- _Entries shown_:

== == ==

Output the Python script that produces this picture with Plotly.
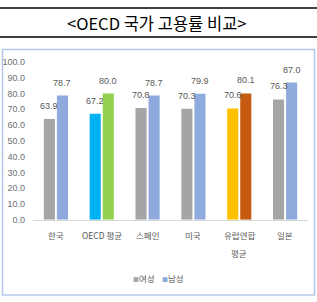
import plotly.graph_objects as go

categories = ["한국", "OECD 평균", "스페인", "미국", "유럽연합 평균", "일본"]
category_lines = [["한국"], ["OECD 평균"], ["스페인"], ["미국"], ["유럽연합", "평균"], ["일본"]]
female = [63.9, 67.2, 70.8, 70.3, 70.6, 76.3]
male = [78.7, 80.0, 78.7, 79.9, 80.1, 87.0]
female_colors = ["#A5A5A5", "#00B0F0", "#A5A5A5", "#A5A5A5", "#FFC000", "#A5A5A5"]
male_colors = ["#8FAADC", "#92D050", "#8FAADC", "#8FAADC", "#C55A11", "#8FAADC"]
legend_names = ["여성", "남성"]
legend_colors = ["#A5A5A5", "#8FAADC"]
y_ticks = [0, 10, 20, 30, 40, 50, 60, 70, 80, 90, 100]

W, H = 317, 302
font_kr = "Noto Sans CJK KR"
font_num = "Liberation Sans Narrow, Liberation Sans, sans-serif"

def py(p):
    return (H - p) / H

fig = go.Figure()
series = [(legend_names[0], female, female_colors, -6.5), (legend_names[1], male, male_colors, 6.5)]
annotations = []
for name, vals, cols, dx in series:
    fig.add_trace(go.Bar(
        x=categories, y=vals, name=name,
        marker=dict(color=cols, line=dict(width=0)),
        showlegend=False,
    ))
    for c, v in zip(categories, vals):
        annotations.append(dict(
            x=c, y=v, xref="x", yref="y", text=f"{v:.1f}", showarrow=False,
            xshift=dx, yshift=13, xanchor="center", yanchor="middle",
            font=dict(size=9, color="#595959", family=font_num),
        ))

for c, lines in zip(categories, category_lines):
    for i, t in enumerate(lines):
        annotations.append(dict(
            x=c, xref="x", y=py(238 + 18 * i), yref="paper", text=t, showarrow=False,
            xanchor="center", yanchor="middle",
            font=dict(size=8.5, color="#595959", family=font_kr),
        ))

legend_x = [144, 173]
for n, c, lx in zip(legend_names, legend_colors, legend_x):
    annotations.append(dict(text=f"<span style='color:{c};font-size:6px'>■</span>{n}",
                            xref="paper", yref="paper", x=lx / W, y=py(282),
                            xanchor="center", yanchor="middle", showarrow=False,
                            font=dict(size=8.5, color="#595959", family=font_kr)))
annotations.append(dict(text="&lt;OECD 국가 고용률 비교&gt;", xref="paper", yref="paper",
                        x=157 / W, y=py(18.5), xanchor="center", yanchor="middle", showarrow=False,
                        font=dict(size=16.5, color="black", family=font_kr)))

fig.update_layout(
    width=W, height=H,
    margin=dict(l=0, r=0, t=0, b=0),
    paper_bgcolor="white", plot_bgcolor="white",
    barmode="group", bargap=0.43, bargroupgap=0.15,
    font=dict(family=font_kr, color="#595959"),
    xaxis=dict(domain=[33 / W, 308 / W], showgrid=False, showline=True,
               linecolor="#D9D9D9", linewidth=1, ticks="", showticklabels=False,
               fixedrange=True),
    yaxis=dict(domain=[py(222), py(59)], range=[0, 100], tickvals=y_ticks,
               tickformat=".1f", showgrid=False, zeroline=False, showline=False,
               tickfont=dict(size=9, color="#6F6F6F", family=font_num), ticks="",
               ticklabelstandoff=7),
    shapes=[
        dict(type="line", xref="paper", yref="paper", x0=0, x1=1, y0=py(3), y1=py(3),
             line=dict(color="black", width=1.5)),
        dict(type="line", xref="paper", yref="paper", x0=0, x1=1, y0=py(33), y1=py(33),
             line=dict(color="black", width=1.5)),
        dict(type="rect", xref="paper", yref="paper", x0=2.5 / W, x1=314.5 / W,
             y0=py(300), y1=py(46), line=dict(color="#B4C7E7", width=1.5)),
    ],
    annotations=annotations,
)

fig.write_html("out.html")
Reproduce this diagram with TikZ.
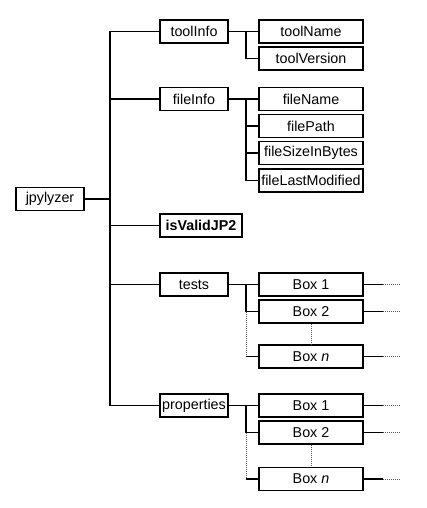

== == ==

- _Aim_:
Display every line of the listing that contains the string "with".

- _Solution to the exercise_:
Output the Python script that produces this picture with Plotly.
Reproduce this diagram with TikZ.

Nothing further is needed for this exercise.